MATERIAL PROVIDED
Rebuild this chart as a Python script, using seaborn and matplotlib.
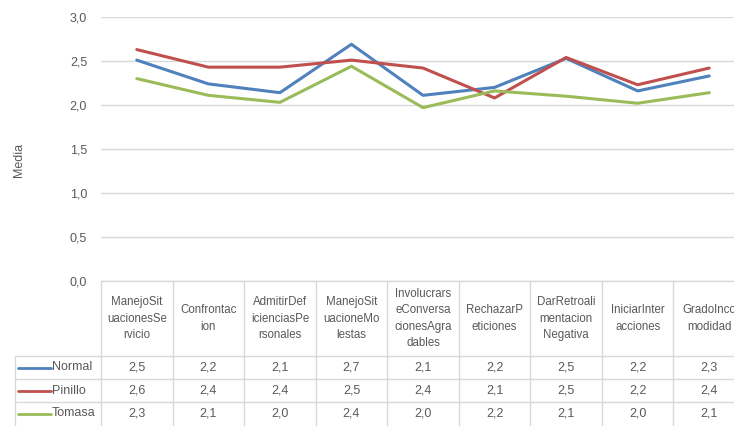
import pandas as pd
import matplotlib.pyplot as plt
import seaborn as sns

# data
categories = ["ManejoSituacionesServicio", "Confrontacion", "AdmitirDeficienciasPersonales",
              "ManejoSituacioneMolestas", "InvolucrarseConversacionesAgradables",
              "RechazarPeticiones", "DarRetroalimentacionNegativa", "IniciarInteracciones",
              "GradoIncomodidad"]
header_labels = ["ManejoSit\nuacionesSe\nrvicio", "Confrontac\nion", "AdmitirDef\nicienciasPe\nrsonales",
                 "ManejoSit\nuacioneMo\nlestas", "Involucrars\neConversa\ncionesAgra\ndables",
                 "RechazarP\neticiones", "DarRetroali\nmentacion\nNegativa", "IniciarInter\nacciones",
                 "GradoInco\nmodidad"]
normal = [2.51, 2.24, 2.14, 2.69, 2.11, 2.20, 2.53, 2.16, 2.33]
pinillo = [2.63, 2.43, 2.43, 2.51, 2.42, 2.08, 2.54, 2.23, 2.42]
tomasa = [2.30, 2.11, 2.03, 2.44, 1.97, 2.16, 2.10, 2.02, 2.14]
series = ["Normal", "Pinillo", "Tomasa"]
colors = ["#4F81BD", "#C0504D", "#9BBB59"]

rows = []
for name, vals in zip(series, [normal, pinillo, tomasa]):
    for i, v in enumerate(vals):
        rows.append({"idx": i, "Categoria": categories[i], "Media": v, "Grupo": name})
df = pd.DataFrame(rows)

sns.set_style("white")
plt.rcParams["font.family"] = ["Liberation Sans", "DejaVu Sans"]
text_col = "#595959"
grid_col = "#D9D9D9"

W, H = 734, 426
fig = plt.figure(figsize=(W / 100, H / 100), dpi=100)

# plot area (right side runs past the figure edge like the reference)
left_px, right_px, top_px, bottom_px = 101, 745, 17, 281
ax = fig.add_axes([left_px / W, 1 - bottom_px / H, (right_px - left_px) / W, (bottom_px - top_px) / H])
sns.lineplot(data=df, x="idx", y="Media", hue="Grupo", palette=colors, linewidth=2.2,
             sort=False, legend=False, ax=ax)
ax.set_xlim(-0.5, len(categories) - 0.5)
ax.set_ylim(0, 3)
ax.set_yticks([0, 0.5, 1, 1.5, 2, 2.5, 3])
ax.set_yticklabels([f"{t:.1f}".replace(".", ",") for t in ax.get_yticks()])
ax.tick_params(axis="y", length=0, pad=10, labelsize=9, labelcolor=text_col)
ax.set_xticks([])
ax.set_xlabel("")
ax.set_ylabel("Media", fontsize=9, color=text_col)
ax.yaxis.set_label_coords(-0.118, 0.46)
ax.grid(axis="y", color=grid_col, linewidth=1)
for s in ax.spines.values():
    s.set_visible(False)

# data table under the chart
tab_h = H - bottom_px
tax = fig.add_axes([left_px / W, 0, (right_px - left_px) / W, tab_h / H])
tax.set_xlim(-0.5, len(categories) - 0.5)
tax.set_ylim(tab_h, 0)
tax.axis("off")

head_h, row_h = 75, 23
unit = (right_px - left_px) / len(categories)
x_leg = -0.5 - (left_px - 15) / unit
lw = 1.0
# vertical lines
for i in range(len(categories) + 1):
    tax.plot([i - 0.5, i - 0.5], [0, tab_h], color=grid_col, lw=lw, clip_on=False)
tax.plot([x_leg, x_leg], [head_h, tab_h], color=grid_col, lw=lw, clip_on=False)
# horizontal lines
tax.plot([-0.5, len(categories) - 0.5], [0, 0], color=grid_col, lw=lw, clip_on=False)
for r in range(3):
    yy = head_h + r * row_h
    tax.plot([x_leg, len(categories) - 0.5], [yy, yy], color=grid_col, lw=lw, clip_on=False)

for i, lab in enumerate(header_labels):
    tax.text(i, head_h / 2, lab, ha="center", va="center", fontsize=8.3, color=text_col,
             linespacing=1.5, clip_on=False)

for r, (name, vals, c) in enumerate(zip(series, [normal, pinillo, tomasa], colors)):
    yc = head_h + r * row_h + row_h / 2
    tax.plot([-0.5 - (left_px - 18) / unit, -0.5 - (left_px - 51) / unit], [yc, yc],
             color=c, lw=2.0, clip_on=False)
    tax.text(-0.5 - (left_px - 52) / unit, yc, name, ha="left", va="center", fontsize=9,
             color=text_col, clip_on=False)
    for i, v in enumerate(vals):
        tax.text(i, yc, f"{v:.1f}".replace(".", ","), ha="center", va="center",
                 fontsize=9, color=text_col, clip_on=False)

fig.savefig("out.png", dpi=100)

TASK PROMPT
Give back exactly the lines from the first line of the data through the line with "import seaborn as sns", pictures excluded.

ANSWER TO THIS EXERCISE
Rebuild this chart as a Python script, using seaborn and matplotlib.
import pandas as pd
import matplotlib.pyplot as plt
import seaborn as sns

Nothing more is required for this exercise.